Features Australia

Business/Robbery etc

2 February 2019

9:00 AM

2 February 2019

9:00 AM

Business generally finds nothing unusual or disturbing about otherwise inconsequential Liberal politicians achieving their once-only 15 minutes of notoriety (let’s not call it fame) by using the media to sabotage a Liberal government. But business antennas should be in receiving mode following December’s politically significant public backstabbing of Scott Morrison’s Energy Minister, the impressive Angus Taylor, by Don Harwin MLC, the obscure Liberal member of the NSW Upper House who combines the state ministries of Energy, Resources, Utilities and The Arts with being leader of the government in the Legislative Council – as well as being listed by informed sources as a key member of the Photios faction that dominates NSW Liberal politics.

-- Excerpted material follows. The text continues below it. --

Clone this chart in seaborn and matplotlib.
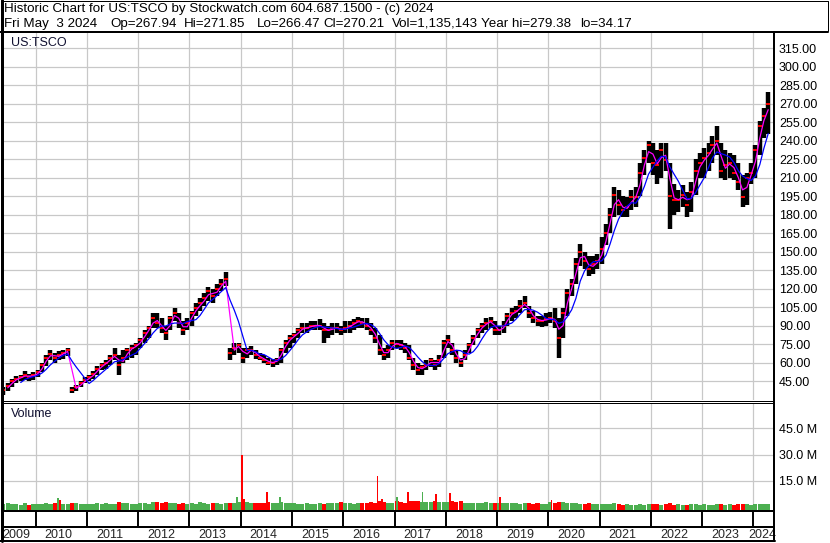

At a time when business leaders have universally demanded certainty in energy policy (apparently preferring a guaranteed ‘bad’ economic outcome of governments agreeing to destructively high greenhouse emissions targets rather than supporting those fighting for a ‘viable’ one), Harwin has echoed this with a call for an end to the ‘climate wars’ that have ‘jeopardised certainty and delayed investment’. But while his adding to division within the Liberal party creates greater uncertainty, it may be countered by the near-certainty of electoral defeat and the emergence of a Shorten Labor government with an emissions policy much more compatible with Harwin’s. However, he may simply be the messenger, at last conveying what has quietly been NSW Liberal/National government official policy for two years as Malcolm Turnbull’s emissions fixation found a friendlier home in Macquarie Street than in Canberra.


Harwin’s well-publicised political stunt involved an unsuccessful attempt to insert the economy-wrecking target of no greenhouse omissions by 2050 into a resolution at a COAG meeting of energy ministers that endorsed Taylor’s proposal to impose supply reliability obligations on energy providers. While Taylor focuses on keeping the lights (and air conditioners) on, industry working and energy prices down, Harwin’s priority is an environmental agenda that critics allege suits the vested interests of those in the renewables industry. His deliberate deepening of Liberal disunity on climate targets was widely reported as having been done with neither the approval of NSW Cabinet nor the knowledge of key ministers (but nevertheless endorsed by the Premier). While further damaging the already dismal re-election prospects of the Morrison government this year, this virtue-signalling is seen as the NSW Libs, who are approaching a March election, seeking to distance themselves from their federal colleagues who they see as an electoral handicap, being ‘out of touch’ in focussing so heavily on energy reliability and price instead of making zero emissions their priority.

Business should be unnerved. Harwin is no unguided missile; as a pre-election tactic, he is actively propounding NSW Coalition policy that has been on the public record since 2016. Ignoring it as an unachievable absurdity involving some vague aspiration rather than a determined policy, meant that Taylor and his colleagues got sandbagged; business should avoid the same fate. The NSW government has published a policy framework that ‘Commits NSW to achieving an aspirational long-term objective of net zero emissions by 2050’. And the various departments that are charged with implementing individual elements of it, such as Primary Industry, Transport and Energy, are to report progress next year.

But if the reports so far are any guide, there’s a greater focus on preparing bureaucratic scenarios to deal with the consequences of climate change than success with the main objective of reducing emissions. With about 12 per cent of NSW greenhouse gas emissions coming from agriculture (mostly ruminant methane, which has a 23-times worse impact on global warming than CO2), all the ‘number of strategies’ aimed at lowering bovine flatulence are either too costly or have offsetting unintended consequences – leaving ‘reduction in livestock numbers’ as the only realistic option. Will the NSW government seriously seek re-election on a platform of ‘Kill the cows/sheep/pigs and save the planet’? Or ‘Liberal Voters Don’t Eat Meat’?